Körkarlen; silent fantasy drama, Sweden, 1921; D: Victor Sjöström, S: Victor Sjöström, Hilda Borgström, Astrid Holm, Tore Svennberg, Concordia Selander
New Year's Eve. Salvation Army girl Edit is lying sick in bed and begs her brother to find David Holm who is, coincidentally, again spending his time with becoming drunk with his friends. They start talking about their late friend Georges who told them that the last person who dies on New Year's Eve will have to drive drive the phantom carriage and collect the souls of the dead. When David refuses to see Edit, the friends start an argument and accidentally kill him. Then the phantom carriage arrives, driven by Georges, who shows David his life: how his wife left him when he became an alcoholic and how Edit prayed for his salvation. David is crushed and returns back to his body. He immediately stops his wife from committing suicide and promises he will change himself for the better.

"The Phantom Carriage" is one of the handful of silent Swedish films that stand out as classics in that era not only because it was qualitatively ahead of its time, but also technically. Director and actor Victor Sjostrom could have easily messed up the difficult story, as some other lesser director would have, but thanks to his skills he managed to make an excellent film that plays both with numerous flashbacks that reveal the personalities of the characters as well as primitive special effects (the ghost of the phantom carriage and the ghost of David are transparent) with an easy hand, as if it was a normal thing back in the 20s. Even though some describe it as scary and frightening, the film actually unfolds as some sort of a Swedish version of Dicken's "A Christmas Carol": the ghost of the phantom carriage shows the egoistical David his misguided past, present and even a glimpse of future, which opens his eyes and makes him undergo a profound transformation towards a sensible human being.

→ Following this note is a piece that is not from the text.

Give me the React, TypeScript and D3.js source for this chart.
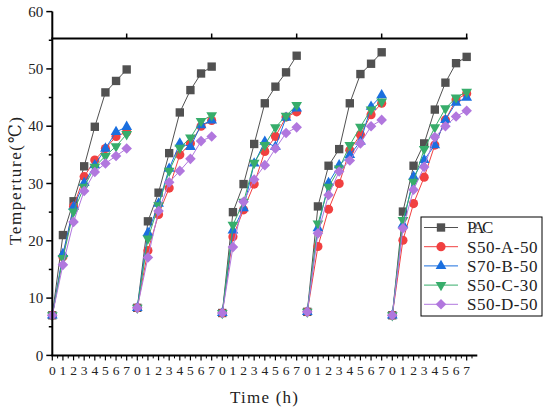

Thus, one of the strongest moments in the film is precisely a dramatic one, where Edit, a member of the Salvation Army, sewed all the holes on David's worn out jacket while he was sleeping, yet when he wakes up he defiantly annihilates all her effort by simply tearing it up in a few seconds. It's both touching, sad and haunting. Still, despite the fact that it is a story about redemption, it also contains a few scary moments, mostly when it shows how the driver of the phantom carriage (wearing a black hood and a scythe, an icon of all the future movie personifications of Death) drives and collects the souls of the dead, and among them is also one genius scene where the carriage simply walks on the surface of the sea, stops and the driver dives bellow the water to collect the soul of a man who drowned. There is even one sequence that greatly influenced Kubrick's "The Shining": the one where the wife locks the alcoholic David inside a room and rushes to prepare her children to leave the house, but David takes an axe and makes a hole on the door to escape. Sjostrom leads the story in a very even and measured way, which is why the movie works both as a fantasy and a drama.